+++ Records shown

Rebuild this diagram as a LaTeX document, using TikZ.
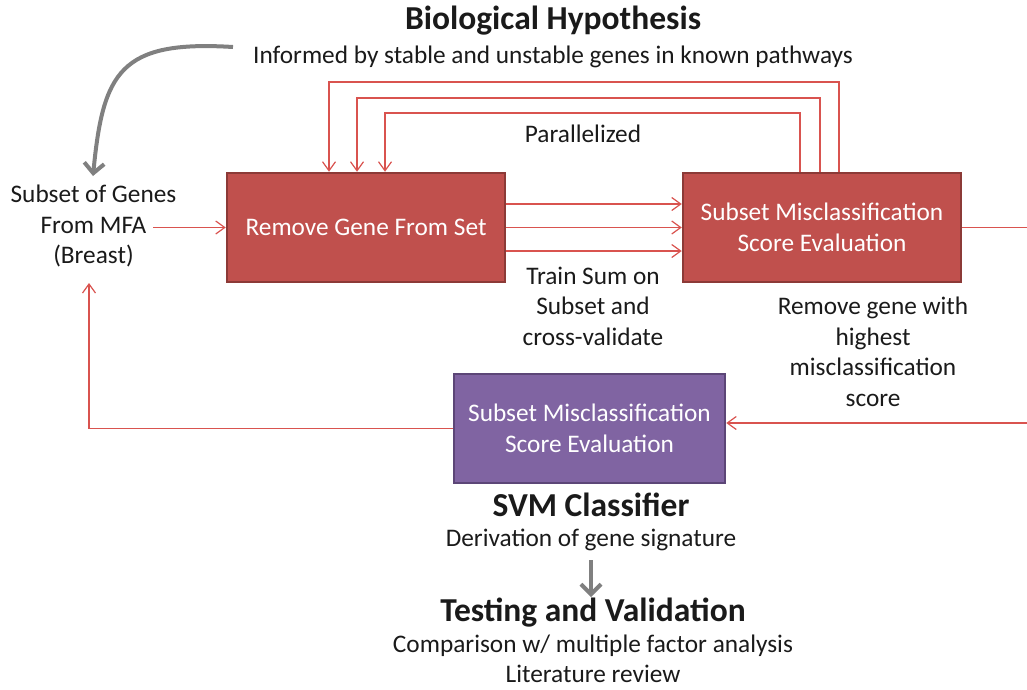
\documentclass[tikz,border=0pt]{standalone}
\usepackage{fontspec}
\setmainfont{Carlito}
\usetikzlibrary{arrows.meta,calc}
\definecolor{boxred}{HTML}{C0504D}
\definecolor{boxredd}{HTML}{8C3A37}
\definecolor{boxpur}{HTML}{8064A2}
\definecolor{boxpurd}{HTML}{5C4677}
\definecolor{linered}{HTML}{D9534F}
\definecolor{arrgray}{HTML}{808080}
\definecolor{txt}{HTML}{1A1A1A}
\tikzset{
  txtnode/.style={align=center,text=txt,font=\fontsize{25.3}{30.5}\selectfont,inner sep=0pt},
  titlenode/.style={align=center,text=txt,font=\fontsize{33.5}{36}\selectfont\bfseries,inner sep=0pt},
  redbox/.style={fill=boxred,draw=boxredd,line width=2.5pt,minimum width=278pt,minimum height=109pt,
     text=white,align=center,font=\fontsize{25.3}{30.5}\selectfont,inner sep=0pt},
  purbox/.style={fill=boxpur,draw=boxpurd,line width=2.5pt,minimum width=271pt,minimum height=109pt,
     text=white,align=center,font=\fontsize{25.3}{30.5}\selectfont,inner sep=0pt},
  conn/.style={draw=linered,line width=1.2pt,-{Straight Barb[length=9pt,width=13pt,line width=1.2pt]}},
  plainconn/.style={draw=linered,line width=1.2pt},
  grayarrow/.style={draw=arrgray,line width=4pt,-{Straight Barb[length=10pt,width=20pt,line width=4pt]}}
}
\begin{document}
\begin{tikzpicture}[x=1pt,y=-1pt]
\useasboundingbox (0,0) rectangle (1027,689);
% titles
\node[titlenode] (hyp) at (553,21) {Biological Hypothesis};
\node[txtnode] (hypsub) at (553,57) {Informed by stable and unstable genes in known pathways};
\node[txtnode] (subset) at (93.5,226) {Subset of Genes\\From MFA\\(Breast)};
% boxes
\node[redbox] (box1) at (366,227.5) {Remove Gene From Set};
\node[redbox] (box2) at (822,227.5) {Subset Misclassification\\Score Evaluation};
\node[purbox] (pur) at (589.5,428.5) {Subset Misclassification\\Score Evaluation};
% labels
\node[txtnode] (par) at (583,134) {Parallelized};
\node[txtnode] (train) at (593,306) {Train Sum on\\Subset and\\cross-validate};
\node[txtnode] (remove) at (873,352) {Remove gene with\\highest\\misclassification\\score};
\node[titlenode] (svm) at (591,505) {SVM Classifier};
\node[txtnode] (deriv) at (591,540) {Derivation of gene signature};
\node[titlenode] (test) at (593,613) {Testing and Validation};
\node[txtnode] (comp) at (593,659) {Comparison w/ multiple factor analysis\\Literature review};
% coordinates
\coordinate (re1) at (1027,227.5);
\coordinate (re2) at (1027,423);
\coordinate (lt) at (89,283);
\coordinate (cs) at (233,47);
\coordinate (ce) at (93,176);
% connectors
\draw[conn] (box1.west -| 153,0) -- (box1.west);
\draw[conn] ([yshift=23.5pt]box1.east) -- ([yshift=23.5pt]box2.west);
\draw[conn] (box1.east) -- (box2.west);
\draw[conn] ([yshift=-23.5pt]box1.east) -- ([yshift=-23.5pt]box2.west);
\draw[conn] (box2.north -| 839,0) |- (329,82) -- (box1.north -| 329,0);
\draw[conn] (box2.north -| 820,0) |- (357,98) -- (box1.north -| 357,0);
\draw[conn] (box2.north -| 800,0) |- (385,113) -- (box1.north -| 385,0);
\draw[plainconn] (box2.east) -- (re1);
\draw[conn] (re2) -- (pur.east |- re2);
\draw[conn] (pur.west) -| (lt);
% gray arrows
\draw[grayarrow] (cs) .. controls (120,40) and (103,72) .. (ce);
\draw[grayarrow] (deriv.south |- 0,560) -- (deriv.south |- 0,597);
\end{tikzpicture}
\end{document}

++++++
+++ Records shown

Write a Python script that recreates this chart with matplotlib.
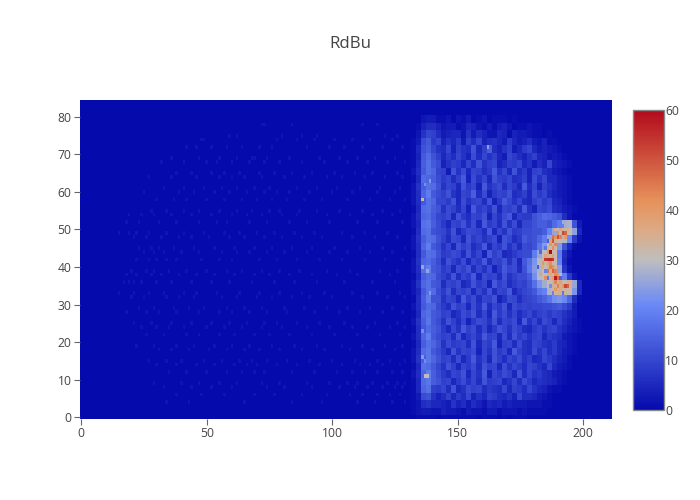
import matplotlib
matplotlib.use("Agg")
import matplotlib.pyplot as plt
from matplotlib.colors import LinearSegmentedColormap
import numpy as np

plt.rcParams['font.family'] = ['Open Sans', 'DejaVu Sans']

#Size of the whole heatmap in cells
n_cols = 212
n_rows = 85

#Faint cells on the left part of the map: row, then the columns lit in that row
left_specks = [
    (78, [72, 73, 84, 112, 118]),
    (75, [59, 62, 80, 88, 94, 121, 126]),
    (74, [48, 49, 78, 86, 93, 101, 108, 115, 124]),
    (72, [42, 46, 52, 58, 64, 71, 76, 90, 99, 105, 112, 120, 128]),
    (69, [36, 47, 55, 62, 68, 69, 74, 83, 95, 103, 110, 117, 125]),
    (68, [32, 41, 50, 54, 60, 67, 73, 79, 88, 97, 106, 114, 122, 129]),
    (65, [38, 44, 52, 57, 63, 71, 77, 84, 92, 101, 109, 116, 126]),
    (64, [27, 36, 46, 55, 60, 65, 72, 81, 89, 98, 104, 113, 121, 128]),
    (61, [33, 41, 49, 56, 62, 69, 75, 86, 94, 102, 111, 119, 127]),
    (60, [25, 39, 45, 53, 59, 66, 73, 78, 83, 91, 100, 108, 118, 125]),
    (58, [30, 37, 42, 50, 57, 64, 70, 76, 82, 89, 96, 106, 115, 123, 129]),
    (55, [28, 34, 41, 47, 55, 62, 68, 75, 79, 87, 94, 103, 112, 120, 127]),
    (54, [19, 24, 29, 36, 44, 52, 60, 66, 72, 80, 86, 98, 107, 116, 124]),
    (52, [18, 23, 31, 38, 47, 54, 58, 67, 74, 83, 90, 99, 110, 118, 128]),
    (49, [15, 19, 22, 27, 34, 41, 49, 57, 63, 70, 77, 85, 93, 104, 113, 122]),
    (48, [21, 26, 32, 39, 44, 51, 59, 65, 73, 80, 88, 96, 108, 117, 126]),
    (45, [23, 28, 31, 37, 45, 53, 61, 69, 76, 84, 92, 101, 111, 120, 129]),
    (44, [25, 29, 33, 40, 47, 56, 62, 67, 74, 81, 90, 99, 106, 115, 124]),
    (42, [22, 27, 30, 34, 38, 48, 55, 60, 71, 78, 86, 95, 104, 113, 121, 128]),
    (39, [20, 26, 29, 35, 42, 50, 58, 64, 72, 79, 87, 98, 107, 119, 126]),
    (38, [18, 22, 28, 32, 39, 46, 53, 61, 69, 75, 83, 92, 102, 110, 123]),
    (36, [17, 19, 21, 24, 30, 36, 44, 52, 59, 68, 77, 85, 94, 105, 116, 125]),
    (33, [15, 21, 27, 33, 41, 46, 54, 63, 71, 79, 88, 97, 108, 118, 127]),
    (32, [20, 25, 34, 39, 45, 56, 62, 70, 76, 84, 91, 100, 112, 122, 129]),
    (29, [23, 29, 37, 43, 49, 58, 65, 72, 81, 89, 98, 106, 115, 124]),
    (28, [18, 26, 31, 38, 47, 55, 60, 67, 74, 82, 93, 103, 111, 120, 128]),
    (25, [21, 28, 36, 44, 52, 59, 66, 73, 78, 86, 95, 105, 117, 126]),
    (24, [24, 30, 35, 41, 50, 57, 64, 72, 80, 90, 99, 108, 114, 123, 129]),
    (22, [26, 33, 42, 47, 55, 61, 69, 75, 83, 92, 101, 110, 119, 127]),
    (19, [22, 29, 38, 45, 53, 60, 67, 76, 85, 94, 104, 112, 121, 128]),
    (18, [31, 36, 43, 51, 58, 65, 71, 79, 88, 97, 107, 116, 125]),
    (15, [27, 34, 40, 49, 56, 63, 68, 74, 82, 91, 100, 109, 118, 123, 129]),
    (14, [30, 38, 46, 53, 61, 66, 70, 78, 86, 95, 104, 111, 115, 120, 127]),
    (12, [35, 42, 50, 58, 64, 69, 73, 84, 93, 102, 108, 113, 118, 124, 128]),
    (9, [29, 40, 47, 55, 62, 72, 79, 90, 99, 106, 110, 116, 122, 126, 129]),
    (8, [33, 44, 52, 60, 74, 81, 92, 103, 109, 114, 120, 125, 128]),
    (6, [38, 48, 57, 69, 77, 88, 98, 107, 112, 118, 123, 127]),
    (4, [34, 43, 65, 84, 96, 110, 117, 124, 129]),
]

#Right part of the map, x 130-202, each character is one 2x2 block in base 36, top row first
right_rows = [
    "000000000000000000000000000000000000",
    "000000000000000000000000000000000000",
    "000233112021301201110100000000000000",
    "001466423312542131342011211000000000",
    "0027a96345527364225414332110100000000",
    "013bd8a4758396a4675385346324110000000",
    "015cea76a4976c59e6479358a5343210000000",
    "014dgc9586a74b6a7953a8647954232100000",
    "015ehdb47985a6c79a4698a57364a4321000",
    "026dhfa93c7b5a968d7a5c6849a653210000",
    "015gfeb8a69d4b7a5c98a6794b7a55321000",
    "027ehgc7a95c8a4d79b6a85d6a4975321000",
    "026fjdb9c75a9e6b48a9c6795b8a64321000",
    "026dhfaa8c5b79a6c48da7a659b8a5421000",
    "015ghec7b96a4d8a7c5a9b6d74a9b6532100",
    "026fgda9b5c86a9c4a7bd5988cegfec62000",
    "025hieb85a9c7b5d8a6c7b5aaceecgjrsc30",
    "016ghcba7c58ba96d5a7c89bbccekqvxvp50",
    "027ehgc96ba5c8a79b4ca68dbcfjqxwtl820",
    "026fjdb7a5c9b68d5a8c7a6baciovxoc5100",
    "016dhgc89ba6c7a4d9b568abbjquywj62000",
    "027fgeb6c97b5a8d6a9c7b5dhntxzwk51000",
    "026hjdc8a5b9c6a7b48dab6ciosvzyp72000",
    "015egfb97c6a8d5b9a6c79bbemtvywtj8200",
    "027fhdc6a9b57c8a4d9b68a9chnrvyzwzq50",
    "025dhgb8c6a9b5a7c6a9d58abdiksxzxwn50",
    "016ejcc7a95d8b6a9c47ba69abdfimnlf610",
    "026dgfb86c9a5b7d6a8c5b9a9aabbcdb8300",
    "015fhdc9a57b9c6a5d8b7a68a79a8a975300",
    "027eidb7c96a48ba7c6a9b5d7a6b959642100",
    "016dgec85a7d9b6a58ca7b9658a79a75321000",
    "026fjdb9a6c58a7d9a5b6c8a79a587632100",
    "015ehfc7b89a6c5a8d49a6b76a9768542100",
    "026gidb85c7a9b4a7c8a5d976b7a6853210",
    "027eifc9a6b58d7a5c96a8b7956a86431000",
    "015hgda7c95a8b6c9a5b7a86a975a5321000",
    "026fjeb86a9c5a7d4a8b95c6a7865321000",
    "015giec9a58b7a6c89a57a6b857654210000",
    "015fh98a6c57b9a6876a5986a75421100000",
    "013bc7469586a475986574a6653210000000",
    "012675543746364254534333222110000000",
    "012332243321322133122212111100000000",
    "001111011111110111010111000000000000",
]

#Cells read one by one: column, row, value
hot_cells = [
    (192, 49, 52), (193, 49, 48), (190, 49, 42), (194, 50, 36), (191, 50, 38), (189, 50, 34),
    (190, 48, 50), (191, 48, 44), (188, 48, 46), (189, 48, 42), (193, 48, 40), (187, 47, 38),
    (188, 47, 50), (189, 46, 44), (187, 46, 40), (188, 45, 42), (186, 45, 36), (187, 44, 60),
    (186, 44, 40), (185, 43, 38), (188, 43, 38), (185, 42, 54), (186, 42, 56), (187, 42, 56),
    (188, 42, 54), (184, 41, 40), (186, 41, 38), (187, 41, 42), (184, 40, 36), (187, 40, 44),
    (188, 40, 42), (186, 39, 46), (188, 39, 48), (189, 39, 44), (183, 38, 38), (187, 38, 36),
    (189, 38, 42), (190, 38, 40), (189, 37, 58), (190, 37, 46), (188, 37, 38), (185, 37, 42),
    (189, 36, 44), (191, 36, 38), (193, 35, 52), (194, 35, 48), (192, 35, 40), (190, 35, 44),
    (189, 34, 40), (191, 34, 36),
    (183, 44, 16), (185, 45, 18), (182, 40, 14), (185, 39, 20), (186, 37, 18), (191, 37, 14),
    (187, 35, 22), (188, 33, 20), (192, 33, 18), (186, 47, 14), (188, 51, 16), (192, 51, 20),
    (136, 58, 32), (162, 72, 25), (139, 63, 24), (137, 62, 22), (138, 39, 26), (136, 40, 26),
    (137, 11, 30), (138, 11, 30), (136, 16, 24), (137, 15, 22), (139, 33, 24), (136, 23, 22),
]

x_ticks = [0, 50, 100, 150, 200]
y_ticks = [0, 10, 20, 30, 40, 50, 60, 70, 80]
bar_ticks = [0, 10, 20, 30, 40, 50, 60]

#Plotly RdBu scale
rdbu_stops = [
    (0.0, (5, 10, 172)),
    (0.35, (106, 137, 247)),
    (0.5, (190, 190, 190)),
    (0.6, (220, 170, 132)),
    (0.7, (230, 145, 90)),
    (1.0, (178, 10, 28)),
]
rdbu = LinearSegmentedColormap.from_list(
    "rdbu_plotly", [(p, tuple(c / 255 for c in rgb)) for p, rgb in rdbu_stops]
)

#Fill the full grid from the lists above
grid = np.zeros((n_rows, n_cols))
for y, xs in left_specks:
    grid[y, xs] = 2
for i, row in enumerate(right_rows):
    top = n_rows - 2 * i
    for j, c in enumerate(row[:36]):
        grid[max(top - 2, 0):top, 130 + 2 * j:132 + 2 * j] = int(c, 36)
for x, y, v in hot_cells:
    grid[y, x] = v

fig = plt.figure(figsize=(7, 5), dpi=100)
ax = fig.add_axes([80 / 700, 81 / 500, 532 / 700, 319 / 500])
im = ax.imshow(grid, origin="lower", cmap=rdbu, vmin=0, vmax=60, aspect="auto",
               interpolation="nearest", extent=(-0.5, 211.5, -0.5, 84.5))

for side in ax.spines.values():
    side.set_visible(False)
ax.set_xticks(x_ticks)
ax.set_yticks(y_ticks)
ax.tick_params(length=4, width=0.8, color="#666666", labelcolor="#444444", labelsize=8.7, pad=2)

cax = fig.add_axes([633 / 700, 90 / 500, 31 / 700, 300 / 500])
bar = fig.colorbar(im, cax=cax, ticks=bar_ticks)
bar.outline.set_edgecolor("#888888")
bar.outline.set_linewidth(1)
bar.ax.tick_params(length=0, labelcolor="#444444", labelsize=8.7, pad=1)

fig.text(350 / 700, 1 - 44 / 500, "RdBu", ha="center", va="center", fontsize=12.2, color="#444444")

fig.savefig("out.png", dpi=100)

++++++

__What the task asks__: Repeat only the lines running from "Write a Python" to "n_rows = 85", ends included, and leave the pictures out.

__Response to this exercise__:
Write a Python script that recreates this chart with matplotlib.
import matplotlib
matplotlib.use("Agg")
import matplotlib.pyplot as plt
from matplotlib.colors import LinearSegmentedColormap
import numpy as np

plt.rcParams['font.family'] = ['Open Sans', 'DejaVu Sans']

#Size of the whole heatmap in cells
n_cols = 212
n_rows = 85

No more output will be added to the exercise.